Many people use annuities to supplement their retirement income. An annuity is a type of investment that allows individuals to make premium payments and then get guaranteed payouts during their retirement years. There are many types of annuities, and ways to invest in annuities. One form of investing with annuities is using the delayed annuity.
Understanding Annuities
Annuities are similar to insurance, you pay premiums, then get a pay out. Many people pay into the company where their annuity is held, and that collective pool of money is what allows the expected annual payouts. Some people will pass away before ever collecting any of the money they invested in their annuity while others will live well beyond the expected age of death and will continue to receive payments. Like with car insurance, many people pay in, but never have an accident or need to make a claim and therefore never get a return on their insurance investment. But, some people will have accidents and will have large claims much higher then what they ever paid for their premiums.

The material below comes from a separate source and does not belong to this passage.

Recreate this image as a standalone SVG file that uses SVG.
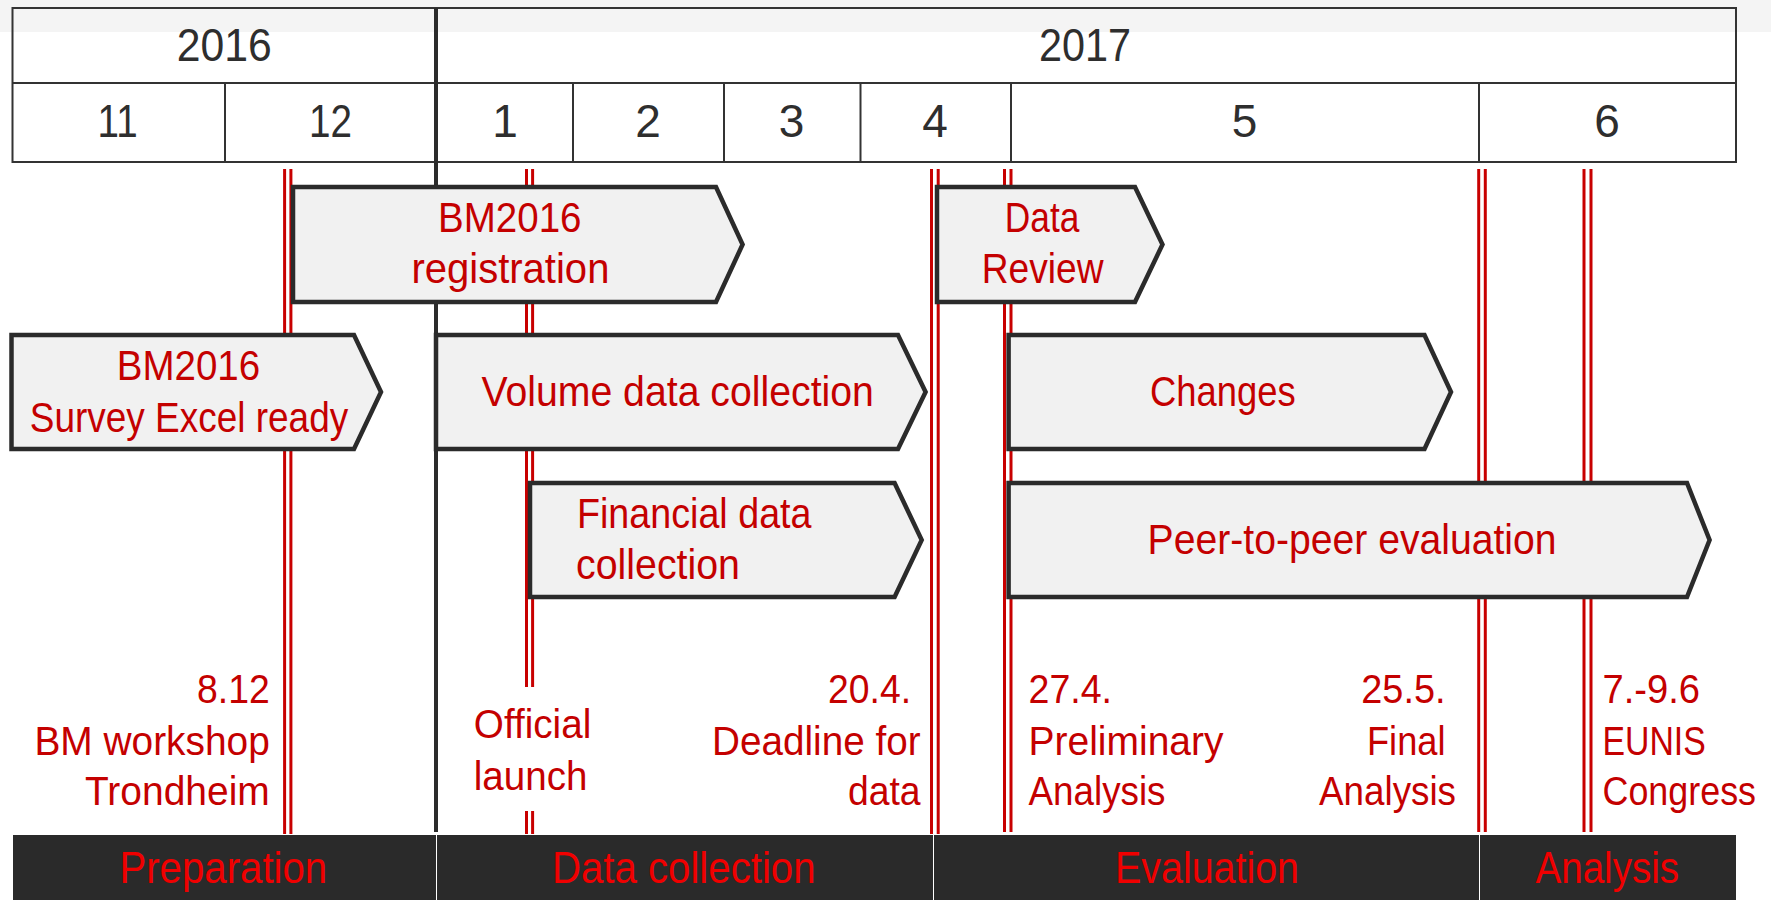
<svg xmlns="http://www.w3.org/2000/svg" width="1771" height="900" viewBox="0 0 1771 900">
<style>
text{font-family:"Liberation Sans Narrow","Liberation Sans",Arial,sans-serif;}
.hd{fill:#2e2e2e;font-size:46px;}
.bx{fill:#f1f1f1;stroke:#2b2b2b;stroke-width:4.5;}
.bl{fill:#c40000;font-size:42px;}
.ml{fill:#c40000;font-size:40px;}
.ph{fill:#f00000;font-size:44px;}
.rl{stroke:#c80000;stroke-width:3;fill:none;}
.grid{stroke:#333;stroke-width:2;fill:none;}
</style>
<rect x="0" y="0" width="1771" height="900" fill="#ffffff"/>
<rect x="0" y="0" width="1771" height="32" fill="#f4f4f4"/>

<g id="header">
<rect x="12.5" y="8" width="1723.5" height="154" fill="#f9f9f9" class="grid"/>
<line x1="12.5" y1="83" x2="1736" y2="83" class="grid"/>
<line x1="225" y1="83" x2="225" y2="162" class="grid"/>
<line x1="573" y1="83" x2="573" y2="162" class="grid"/>
<line x1="724" y1="83" x2="724" y2="162" class="grid"/>
<line x1="860.5" y1="83" x2="860.5" y2="162" class="grid"/>
<line x1="1011" y1="83" x2="1011" y2="162" class="grid"/>
<line x1="1479" y1="83" x2="1479" y2="162" class="grid"/>
<text class="hd" x="176.8" y="61" textLength="95" lengthAdjust="spacingAndGlyphs">2016</text>
<text class="hd" x="1039" y="61" textLength="92" lengthAdjust="spacingAndGlyphs">2017</text>
<text class="hd" x="97.6" y="137" textLength="40" lengthAdjust="spacingAndGlyphs">11</text>
<text class="hd" x="309" y="137" textLength="43" lengthAdjust="spacingAndGlyphs">12</text>
<text class="hd" x="505" y="137" text-anchor="middle">1</text>
<text class="hd" x="648" y="137" text-anchor="middle">2</text>
<text class="hd" x="791.6" y="137" text-anchor="middle">3</text>
<text class="hd" x="935" y="137" text-anchor="middle">4</text>
<text class="hd" x="1244.6" y="137" text-anchor="middle">5</text>
<text class="hd" x="1607" y="137" text-anchor="middle">6</text>
</g>

<g id="connectors">
<line x1="436" y1="8" x2="436" y2="832" stroke="#2b2b2b" stroke-width="4"/>
<line class="rl" x1="284.6" y1="169" x2="284.6" y2="834"/>
<line class="rl" x1="290.9" y1="169" x2="290.9" y2="834"/>
<line class="rl" x1="526.5" y1="169" x2="526.5" y2="687"/>
<line class="rl" x1="532.6" y1="169" x2="532.6" y2="687"/>
<line class="rl" x1="526.5" y1="811" x2="526.5" y2="834"/>
<line class="rl" x1="532.6" y1="811" x2="532.6" y2="834"/>
<line class="rl" x1="931.5" y1="169" x2="931.5" y2="834"/>
<line class="rl" x1="938.2" y1="169" x2="938.2" y2="834"/>
<line class="rl" x1="1004.5" y1="169" x2="1004.5" y2="832"/>
<line class="rl" x1="1011" y1="169" x2="1011" y2="832"/>
<line class="rl" x1="1478.7" y1="169" x2="1478.7" y2="832"/>
<line class="rl" x1="1485.3" y1="169" x2="1485.3" y2="832"/>
<line class="rl" x1="1584" y1="169" x2="1584" y2="832"/>
<line class="rl" x1="1591" y1="169" x2="1591" y2="832"/>
</g>

<g id="registration">
<polygon class="bx" points="293,187 716,187 742.6,244.5 716,302 293,302"/>
<text class="bl" x="438" y="231.7" textLength="143.5" lengthAdjust="spacingAndGlyphs">BM2016</text>
<text class="bl" x="411.4" y="283.3" textLength="198" lengthAdjust="spacingAndGlyphs">registration</text>
</g>
<g id="data-review">
<polygon class="bx" points="937,187 1135,187 1162.5,244.5 1135,302 937,302"/>
<text class="bl" x="1004.8" y="231.7" textLength="74.6" lengthAdjust="spacingAndGlyphs">Data</text>
<text class="bl" x="981.8" y="283.3" textLength="121.7" lengthAdjust="spacingAndGlyphs">Review</text>
</g>
<g id="survey">
<polygon class="bx" points="11.5,335 354,335 381,392 354,449 11.5,449"/>
<text class="bl" x="116.7" y="380" textLength="143.5" lengthAdjust="spacingAndGlyphs">BM2016</text>
<text class="bl" x="29.8" y="431.7" textLength="318.4" lengthAdjust="spacingAndGlyphs">Survey Excel ready</text>
</g>
<g id="volume">
<polygon class="bx" points="436,335 898,335 925.6,392 898,449 436,449"/>
<text class="bl" x="481.4" y="406" textLength="392.5" lengthAdjust="spacingAndGlyphs">Volume data collection</text>
</g>
<g id="changes">
<polygon class="bx" points="1008.6,335 1424.5,335 1451,392 1424.5,449 1008.6,449"/>
<text class="bl" x="1150" y="406" textLength="145.7" lengthAdjust="spacingAndGlyphs">Changes</text>
</g>
<g id="financial">
<polygon class="bx" points="530,483 894.6,483 921.7,540 894.6,597 530,597"/>
<text class="bl" x="577" y="527.7" textLength="234.5" lengthAdjust="spacingAndGlyphs">Financial data</text>
<text class="bl" x="576" y="579" textLength="164" lengthAdjust="spacingAndGlyphs">collection</text>
</g>
<g id="peer">
<polygon class="bx" points="1008.6,483 1687,483 1709.6,540 1687,597 1008.6,597"/>
<text class="bl" x="1147.6" y="554" textLength="409" lengthAdjust="spacingAndGlyphs">Peer-to-peer evaluation</text>
</g>

<g id="milestone-labels">
<text class="ml" x="197" y="703.3" textLength="72.7" lengthAdjust="spacingAndGlyphs">8.12</text>
<text class="ml" x="34.4" y="754.5" textLength="235.4" lengthAdjust="spacingAndGlyphs">BM workshop</text>
<text class="ml" x="85" y="805" textLength="184.8" lengthAdjust="spacingAndGlyphs">Trondheim</text>
<text class="ml" x="473.8" y="738.3" textLength="117.5" lengthAdjust="spacingAndGlyphs">Official</text>
<text class="ml" x="473.8" y="790" textLength="113.6" lengthAdjust="spacingAndGlyphs">launch</text>
<text class="ml" x="828" y="703.3" textLength="83" lengthAdjust="spacingAndGlyphs">20.4.</text>
<text class="ml" x="712" y="754.5" textLength="208.6" lengthAdjust="spacingAndGlyphs">Deadline for</text>
<text class="ml" x="848" y="805" textLength="72.6" lengthAdjust="spacingAndGlyphs">data</text>
<text class="ml" x="1028.5" y="703.3" textLength="83.5" lengthAdjust="spacingAndGlyphs">27.4.</text>
<text class="ml" x="1028.5" y="754.5" textLength="195" lengthAdjust="spacingAndGlyphs">Preliminary</text>
<text class="ml" x="1028.5" y="805" textLength="137" lengthAdjust="spacingAndGlyphs">Analysis</text>
<text class="ml" x="1361.3" y="703.3" textLength="84.2" lengthAdjust="spacingAndGlyphs">25.5.</text>
<text class="ml" x="1367" y="754.5" textLength="78.5" lengthAdjust="spacingAndGlyphs">Final</text>
<text class="ml" x="1319" y="805" textLength="137" lengthAdjust="spacingAndGlyphs">Analysis</text>
<text class="ml" x="1602.5" y="703.3" textLength="97.6" lengthAdjust="spacingAndGlyphs">7.-9.6</text>
<text class="ml" x="1602.5" y="754.5" textLength="103.3" lengthAdjust="spacingAndGlyphs">EUNIS</text>
<text class="ml" x="1602.5" y="805" textLength="153.5" lengthAdjust="spacingAndGlyphs">Congress</text>
</g>

<g id="phases">
<rect x="13" y="835" width="423" height="65" fill="#2a2a2a"/>
<rect x="437" y="835" width="496" height="65" fill="#2a2a2a"/>
<rect x="934" y="835" width="545" height="65" fill="#2a2a2a"/>
<rect x="1480" y="835" width="256" height="65" fill="#2a2a2a"/>
<text class="ph" x="119.4" y="883.3" textLength="207.8" lengthAdjust="spacingAndGlyphs">Preparation</text>
<text class="ph" x="552" y="883.3" textLength="263.5" lengthAdjust="spacingAndGlyphs">Data collection</text>
<text class="ph" x="1115" y="883.3" textLength="184" lengthAdjust="spacingAndGlyphs">Evaluation</text>
<text class="ph" x="1535.5" y="883.3" textLength="143.5" lengthAdjust="spacingAndGlyphs">Analysis</text>
</g>
</svg>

It all balances out.
Types of Annuities
There are immediate annuities, delayed annuities, longevity annuities, deferred annuities – multiple choices and options for everyone looking to save more for retirement. With immediate annuities, a large initial investment is made and then small monthly payments can begin right away. With longevity annuities, payments aren’t made until the individual reaches age 85, sort of an “old age” insurance. With deferred annuities the premium payments are made, but the payments don’t start until retirement age, there is no immediate payment. Deferred annuities allow the individual to choose when the payments will begin, perhaps 5 years after premiums have been paid.
The Delayed Annuity
There are benefits to purchasing a delayed annuity, in that interest accrues on the premium that has been paid. So the initial investment earns more money during the time frame between when the premiums have been paid and when the first payment is made to the individual. Most people, when purchasing a delayed annuity, schedule the first payment anywhere from 5 to 20 years down the road.
A delayed annuity is a good option if you have a good retirement portfolio and don’t need to begin using the money right away to supplement retirement income.
Figuring how much interest you can make on the initial investment is a bit tricky. There are websites and excel spread sheets that can help determine the profit margin for you. By typing in the amount of the initial investment, the interest rate, and how many years payment will be delayed, you can find out how much extra you can earn by delaying payments. You can use the spreadsheets to determine how many years you may want to defer and what the best investment option is for you.